The result has been a series of tough choices. Should the part-time fire department of a small village pay for full-time firefighters? If so, village residents may have to stomach substantial cuts in other areas of the local budget or even vote to raise their own property taxes above the limits imposed by the state.
The Wisconsin Policy Forum has sought to help local officials find better alternatives. For more than a decade, our researchers have studied fire and EMS services to explore ways that local governments could collaborate with one another to deliver these critical services more effectively and efficiently. Since 2013, we have published more than 20 of these reports. Many groups and leaders talk about lowering the cost of government or making it work better, but these studies seek to deliver on that talk.
From our February study on ways to enhance collaborate on EMS services in Milwaukee to our 2022 report on police consolidation on Milwaukee County’s North Shore, most of our reports have dealt with public safety. But we have also looked at the possibility of the city of Milwaukee and Milwaukee County collaborating on back office services and at improving garbage collection in the city of Eau Claire.

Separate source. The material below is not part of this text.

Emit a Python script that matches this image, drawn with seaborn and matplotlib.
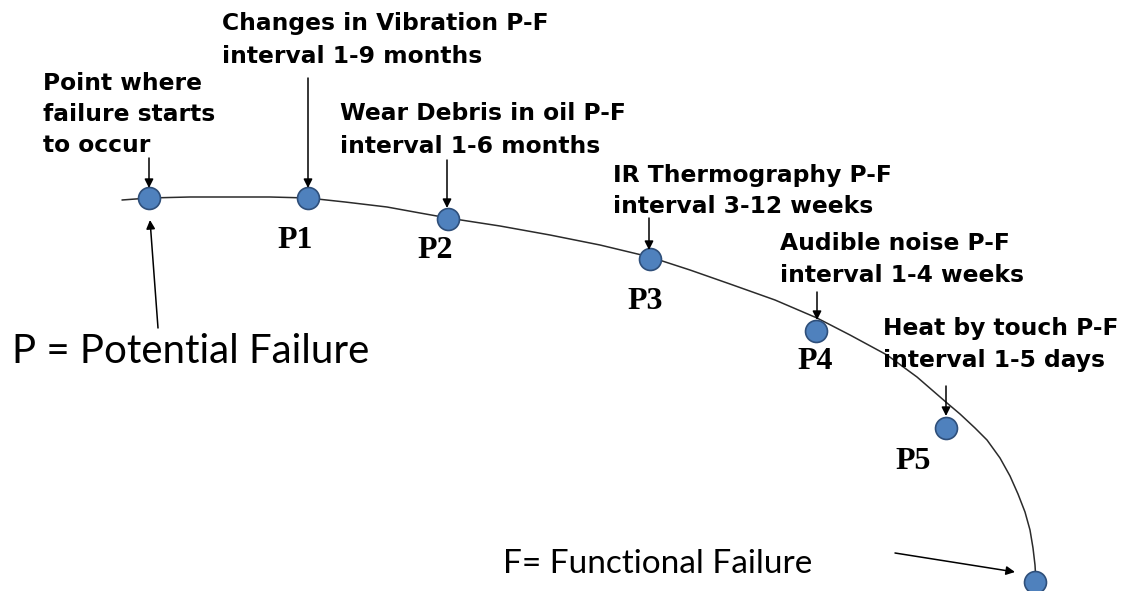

Our work has taken us to communities around the state. In February, we published a report on EMS services in Lafayette County and in 2022 a study on enhanced collaboration among fire departments in the Fox Valley. In Dane County, the Forum just released a review of EMS services in Waunakee and Middleton and will soon publish a study of fire and EMS services in Sun Prairie and surrounding communities.
Our studies have contributed to notable changes. In the wake of our 2021 report on fire and EMS challenges in Ozaukee County, Mequon and Thiensville consolidated their fire and EMS services and Grafton and Saukville consolidated their fire departments.
In 2025, we will also study how communities could enhance property assessment in Milwaukee County and fire and EMS services in Walworth County. The state is now offering Innovation Grants to communities to help them study and implement service sharing and consolidation plans and recently extended the application period to April 30 for planning grants for smaller communities. This has resulted in an uptick in demand for our research on service sharing in communities around the state.
For more than a century, the Forum has focused on making government work better for residents and taxpayers, and nowhere is that more important than in potentially life-saving services like fire protection and EMS. With your help, we will continue to work toward this worthy goal.